What is Kafka Streams

A stream is a sequence of immutable data records, that fully ordered, can be replayed, and is fault tolerance (think of a Kafka Topic as a parallel)
a stream processor is a node in the processor topology (graph). It transforms incoming streams, record by record, and may create a new stream from it.
- a source processor is a special processor that take its data directly from Kafka Topic. It has no predecessors in a topology, and dosen't transform the data.
- a sink processor is processor that does not have children, it sent the stream data directly to a Kafka Topic
A topology is a graph of processors chained together by streams.

High level DSL
- it is simple
- it has all the operations we need to transform most transformation tasks
- it contains a lot of syntax helpers to make our life easy
- it's descriptive
Low Level Processor API
- it's an imperative API
- can be used to implement the most complex logic, but it's rarely needed.

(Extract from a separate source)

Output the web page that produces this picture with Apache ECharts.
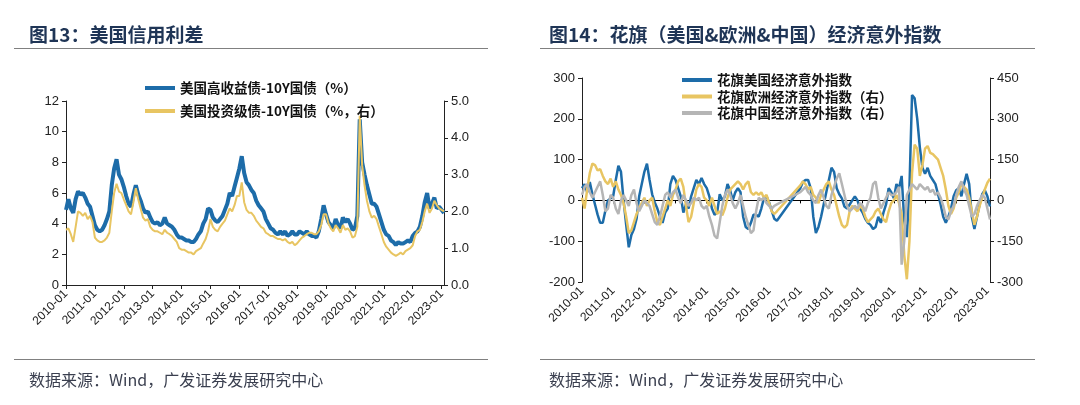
<!doctype html>
<html>
<head>
<meta charset="utf-8">
<script src="https://cdn.jsdelivr.net/npm/echarts@6/dist/echarts.min.js"></script>
<style>
    html, body {margin: 0; padding: 0; background: #fff;}
    #chart {width: 1080px; height: 405px;}
</style>
</head>
<body>
<div id="chart"></div>
<script>
    // 月份 2010-01 ~ 2023-02
    var months = [];
    for (var y = 2010; y <= 2023; y++) {
        for (var m = 1; m <= 12; m++) {
            if (y === 2023 && m > 2) break;
            months.push(y + '-' + (m < 10 ? '0' + m : m));
        }
    }

    // 图13 美国高收益债-10Y国债（%，左轴）
    var hySpread = [
        4.9, 5.6, 5.0, 4.7, 5.6, 6.1, 5.9, 6.0, 5.7, 5.3, 5.1, 4.5,
        3.9, 3.6, 3.5, 3.6, 3.9, 4.3, 4.8, 6.5, 7.6, 8.2, 7.2, 6.9,
        6.4, 5.8, 5.3, 5.1, 5.9, 6.5, 5.9, 5.5, 5.0, 4.7, 4.8, 4.4,
        4.1, 4.0, 4.1, 3.9, 4.0, 4.4, 4.0, 3.9, 3.8, 3.6, 3.3, 3.1,
        3.1, 3.0, 2.9, 2.9, 2.8, 2.8, 3.0, 3.3, 3.5, 4.0, 4.3, 5.0,
        4.9, 4.4, 4.2, 4.1, 4.3, 4.5, 4.9, 5.3, 6.0, 5.8, 6.4, 7.0,
        7.6, 8.4, 7.3, 6.7, 6.5, 6.2, 6.0, 5.5, 5.2, 5.0, 4.8, 4.3,
        4.0, 3.7, 3.6, 3.4, 3.3, 3.5, 3.3, 3.5, 3.2, 3.3, 3.5, 3.3,
        3.3, 3.5, 3.4, 3.3, 3.5, 3.3, 3.2, 3.2, 3.1, 3.5, 4.3, 5.2,
        4.6, 4.1, 3.9, 3.7, 4.3, 3.9, 3.7, 4.4, 4.1, 4.3, 4.0, 3.6,
        3.7, 4.5, 10.8, 8.0, 7.2, 6.5, 5.9, 5.3, 5.3, 5.1, 4.6, 4.1,
        3.6, 3.3, 3.2, 2.9, 2.8, 2.6, 2.8, 2.7, 2.7, 2.8, 2.9, 2.8,
        3.2, 3.4, 3.5, 3.8, 4.5, 5.4, 6.0, 5.0, 5.3, 5.7, 5.0, 5.1,
        4.9, 4.7
    ];
    // 图13 美国投资级债-10Y国债（%，右轴）
    var igSpread = [
        1.50, 1.54, 1.38, 1.17, 1.58, 2.00, 1.96, 1.88, 1.96, 1.79, 1.88, 1.71,
        1.29, 1.21, 1.17, 1.17, 1.21, 1.29, 1.42, 2.00, 2.50, 2.75, 2.54, 2.50,
        2.33, 2.17, 2.00, 1.92, 2.25, 2.63, 2.33, 2.08, 1.83, 1.75, 1.79, 1.58,
        1.50, 1.46, 1.46, 1.42, 1.38, 1.50, 1.42, 1.38, 1.33, 1.25, 1.17, 1.00,
        0.96, 0.96, 0.92, 0.88, 0.88, 0.83, 0.92, 0.96, 1.00, 1.13, 1.25, 1.46,
        1.79, 1.58, 1.50, 1.46, 1.58, 1.67, 1.75, 1.92, 2.08, 2.00, 2.17, 2.42,
        2.42, 2.79, 2.25, 2.04, 1.96, 1.96, 1.88, 1.75, 1.67, 1.58, 1.54, 1.42,
        1.38, 1.33, 1.33, 1.29, 1.25, 1.25, 1.21, 1.25, 1.17, 1.13, 1.17, 1.08,
        1.13, 1.21, 1.29, 1.33, 1.38, 1.42, 1.42, 1.38, 1.38, 1.46, 1.63, 1.92,
        1.92, 1.67, 1.54, 1.46, 1.63, 1.54, 1.42, 1.63, 1.50, 1.54, 1.46, 1.29,
        1.33, 1.58, 4.60, 3.25, 2.71, 2.29, 2.00, 1.83, 1.88, 1.79, 1.58, 1.38,
        1.17, 1.04, 0.96, 0.88, 0.83, 0.79, 0.83, 0.88, 0.83, 0.92, 0.96, 1.00,
        1.08, 1.33, 1.46, 1.50, 1.71, 2.00, 2.21, 1.96, 2.08, 2.29, 2.17, 2.08,
        2.04, 2.00
    ];

    // 图14 花旗经济意外指数（2016-05 ~ 2016-12 缺数据）
    var citiUS = [
        30, 40, 20, 45, 15, -10, -35, -55, -55, -25, 0, 5,
        10, 50, 85, 70, 0, -60, -115, -85, -70, -45, 10, 40,
        70, 90, 50, 15, -5, -20, -40, -55, -30, -20, 40, 60,
        50, 30, 10, -30, -10, -20, 10, 30, 50, 40, 55, 40,
        30, 10, -20, -35, -30, 15, 0, 10, 40, 25, 0, 20,
        30, 20, -40, -65, -70, -55, -35, -35, -40, -20, 5, 10,
        -5, -25, -45, -50, null, null, null, null, null, null, null, null,
        30, 45, 50, 50, 30, -40, -80, -65, -40, -10, 20, 50,
        80, 70, 30, 15, 5, -15, -20, -10, 0, 10, 0, -20,
        -30, -45, -55, -60, -70, -65, -40, -55, -30, -10, 30, 20,
        5, 40, 30, 60, -50, -90, 30, 258, 250, 200, 130, 80,
        65, 80, 60, 50, 40, 15, -10, -40, -55, -40, -20, 10,
        25, 30, 10, 40, 65, 40, -40, -70, -40, -10, 15, 25,
        10, -15
    ];
    var citiEU = [
        10, -30, 40, 100, 135, 130, 110, 115, 90, 70, 60, 80,
        50, 70, 40, 20, -10, -60, -120, -110, -80, -50, -30, -10,
        10, -20, 0, 10, -40, -80, -90, -60, -30, 0, -20, 20,
        40, 70, 80, 50, -20, -80, -60, -10, 40, 60, 50, 10,
        0, -20, 10, -20, -50, -40, -55, -30, 10, 40, 50, 60,
        70, 60, 40, 60, 70, 30, 20, 30, 20, 30, 10, 20,
        -10, -40, -50, -40, null, null, null, null, null, null, null, null,
        55, 70, 60, 40, 50, 20, 10, -10, 20, 40, 60, 70,
        40, 20, -20, -60, -90, -100, -90, -40, -20, -30, -40, -20,
        -30, -60, -80, -70, -60, -40, -30, -50, -70, -80, -40, -10,
        0, 20, -10, -50, -200, -290, -150, 100, 205, 190, 90, 130,
        190, 200, 175, 170, 160, 150, 120, 90, 40, -20, -50, -30,
        10, 30, 60, 50, 40, 10, -40, -90, -60, -20, 10, 40,
        65, 80
    ];
    var citiCN = [
        20, 50, 60, 30, 10, 30, 50, 70, 20, -40, -30, 20,
        10, -30, -50, 0, 20, 0, -20, 20, 40, -10, -40, -20,
        0, -10, -20, -50, -80, -90, -60, -20, 20, 30, 10, 30,
        40, 10, -10, 20, 0, -20, -10, 10, 0, 10, -20, -30,
        -20, -60, -90, -130, -140, -80, -20, 20, 40, 20, -10, -30,
        -10, 20, -20, -60, -90, -120, -110, -40, 10, 0, 10, -10,
        -20, -30, -20, -15, null, null, null, null, null, null, null, null,
        30, 40, 50, 30, 20, 0, -10, 20, 40, 10, -20, -30,
        20, 50, 80, 100, 60, 20, -20, -40, -30, -20, -30, -10,
        -20, -40, -10, 10, 60, 70, 10, -30, -10, 10, 30, 20,
        20, 30, 50, -236, -150, 20, 40, 60, 50, 40, 60, 50,
        40, 50, 30, 40, 20, 30, 10, -20, -60, -70, -40, -20,
        20, 50, 70, 40, 20, -20, -60, -50, -20, 0, 20, 10,
        -30, -70
    ];

    var nameHY = '美国高收益债-10Y国债（%）';
    var nameIG = '美国投资级债-10Y国债（%，右）';
    var nameUS = '花旗美国经济意外指数';
    var nameEU = '花旗欧洲经济意外指数（右）';
    var nameCN = '花旗中国经济意外指数（右）';

    var blue = '#1d6ca9', yellow = '#e8c562', gray = '#b5b5b5';
    var titleColor = '#1f3556';
    var numFont = '"Liberation Sans", Arial, sans-serif';
    var cnFont = '"Noto Sans CJK SC", sans-serif';
    var axisColor = '#222';

    function yearOnly(index, value) {
        return value.slice(5) === '01';
    }

    function xLabel() {
        return {
            interval: yearOnly, rotate: 45, margin: 7,
            fontSize: 12, color: '#222', fontFamily: numFont
        };
    }

    function yAxisOf(grid, pos, min, max, step, fmt) {
        return {
            gridIndex: grid, type: 'value', position: pos,
            min: min, max: max, interval: step,
            axisLine: {show: true, lineStyle: {color: axisColor, width: 1}},
            axisTick: {show: true, length: 4, lineStyle: {color: axisColor}},
            splitLine: {show: false},
            axisLabel: {
                fontSize: 13, color: '#222', fontFamily: numFont, margin: 7,
                formatter: fmt
            }
        };
    }

    var legendText = {fontSize: 13.5, fontWeight: 'bold', color: '#111', fontFamily: cnFont, lineHeight: 16};

    function titleRich(a, b, left) {
        return {
            text: '{a|' + a + '}{b|' + b + '}', left: left, top: 20,
            textStyle: {
                rich: {
                    a: {fontSize: 19, fontWeight: 'bold', color: titleColor, fontFamily: cnFont},
                    b: {fontSize: 19, color: titleColor, fontFamily: cnFont}
                }
            }
        };
    }

    var source = '数据来源：Wind，广发证券发展研究中心';
    var sourceStyle = {fontSize: 16, fontWeight: 'normal', color: '#3a3f4f', fontFamily: cnFont};

    var myChart = echarts.init(document.getElementById('chart'));

    var option = {
        animation: false,
        backgroundColor: '#fff',
        title: [
            titleRich('图13：', '美国信用利差', 24),
            titleRich('图14：', '花旗（美国&欧洲&中国）经济意外指数', 544),
            {text: source, left: 24, top: 367, textStyle: sourceStyle},
            {text: source, left: 544, top: 367, textStyle: sourceStyle}
        ],
        graphic: [
            {type: 'line', shape: {x1: 14, y1: 48.5, x2: 488, y2: 48.5}, style: {stroke: '#808080', lineWidth: 1}},
            {type: 'line', shape: {x1: 540, y1: 48.5, x2: 1035, y2: 48.5}, style: {stroke: '#808080', lineWidth: 1}},
            {type: 'line', shape: {x1: 14, y1: 359.5, x2: 488, y2: 359.5}, style: {stroke: '#808080', lineWidth: 1}},
            {type: 'line', shape: {x1: 540, y1: 359.5, x2: 1035, y2: 359.5}, style: {stroke: '#808080', lineWidth: 1}}
        ],
        legend: [
            {
                data: [nameHY, nameIG], left: 140, top: 75, orient: 'vertical',
                icon: 'rect', itemWidth: 30, itemHeight: 4, itemGap: 7,
                textStyle: legendText
            },
            {
                data: [nameUS, nameEU, nameCN], left: 677, top: 67, orient: 'vertical',
                icon: 'rect', itemWidth: 30, itemHeight: 4, itemGap: 0.5,
                textStyle: legendText
            }
        ],
        grid: [
            {left: 66, top: 101, width: 378, height: 184},
            {left: 582, top: 78, width: 408, height: 204}
        ],
        xAxis: [
            {
                gridIndex: 0, type: 'category', data: months, boundaryGap: false,
                axisLine: {lineStyle: {color: axisColor}},
                axisTick: {interval: yearOnly, length: 4, lineStyle: {color: axisColor}},
                axisLabel: xLabel()
            },
            {
                gridIndex: 1, type: 'category', data: months, boundaryGap: false,
                axisLine: {onZero: true, lineStyle: {color: '#000'}},
                axisTick: {interval: yearOnly, length: 3, lineStyle: {color: '#000'}},
                axisLabel: {show: false}
            },
            {
                gridIndex: 1, type: 'category', data: months, boundaryGap: false, position: 'bottom',
                axisLine: {show: false, onZero: false},
                axisTick: {show: false},
                axisLabel: xLabel()
            }
        ],
        yAxis: [
            yAxisOf(0, 'left', 0, 12, 2),
            yAxisOf(0, 'right', 0, 5, 1, function (v) { return v.toFixed(1); }),
            yAxisOf(1, 'left', -200, 300, 100),
            yAxisOf(1, 'right', -300, 450, 150)
        ],
        series: [
            {
                name: nameHY, type: 'line', xAxisIndex: 0, yAxisIndex: 0, data: hySpread,
                showSymbol: false, lineStyle: {width: 4, color: blue}, itemStyle: {color: blue}
            },
            {
                name: nameIG, type: 'line', xAxisIndex: 0, yAxisIndex: 1, data: igSpread,
                showSymbol: false, lineStyle: {width: 2, color: yellow}, itemStyle: {color: yellow}
            },
            {
                name: nameUS, type: 'line', xAxisIndex: 1, yAxisIndex: 2, data: citiUS, connectNulls: true,
                showSymbol: false, lineStyle: {width: 2.5, color: blue}, itemStyle: {color: blue}
            },
            {
                name: nameEU, type: 'line', xAxisIndex: 1, yAxisIndex: 3, data: citiEU, connectNulls: true,
                showSymbol: false, lineStyle: {width: 2.5, color: yellow}, itemStyle: {color: yellow}
            },
            {
                name: nameCN, type: 'line', xAxisIndex: 1, yAxisIndex: 3, data: citiCN, connectNulls: true,
                showSymbol: false, lineStyle: {width: 2.5, color: gray}, itemStyle: {color: gray}
            }
        ]
    };

    myChart.setOption(option);
    window.addEventListener("resize", function () {
        myChart.resize();
    });
</script>
</body>
</html>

a stream application, when communicating to Kafka , is leveraging the Consumer and Producer API.
therefore, all the configurations we learned before are still applicable
bootstrap.servers need to connect to Kafka (usually port 9092)
auto.offset.reset.config set to erliestto consume the topic from start
application.id specific to streams application, will be use for:
- consumer group.id == application.id (most important one to remember)
- default client.id prefix
- prefix to internal changelog topics
- default.key.serde for serialisation and deserialization of key
- default.value.serde for serialisation and deserialization of value

printing the topology at the start of the application is helpful while developing(and even in production) at it helpful understand the application flow directly from the first lines of the logs.
Reminder: The topology represents all the streams and processors of your Streams application

running a Kafka Streams may eventually create internal intermediary topics.
two types:
- repartitioning topics: in case you start transforming the key of your stream, a repartitioning will happen at some processor.
- changelog topics: in case you perform aggregations, Kafka Streams will save compacted data in these topics.
internal topics:
- are managed by Kafka Streams
- are used by Kafka Streams to save/restore state and re-partition data
- are prefixed by application.id parameter
- should never be deleted, altered or published to.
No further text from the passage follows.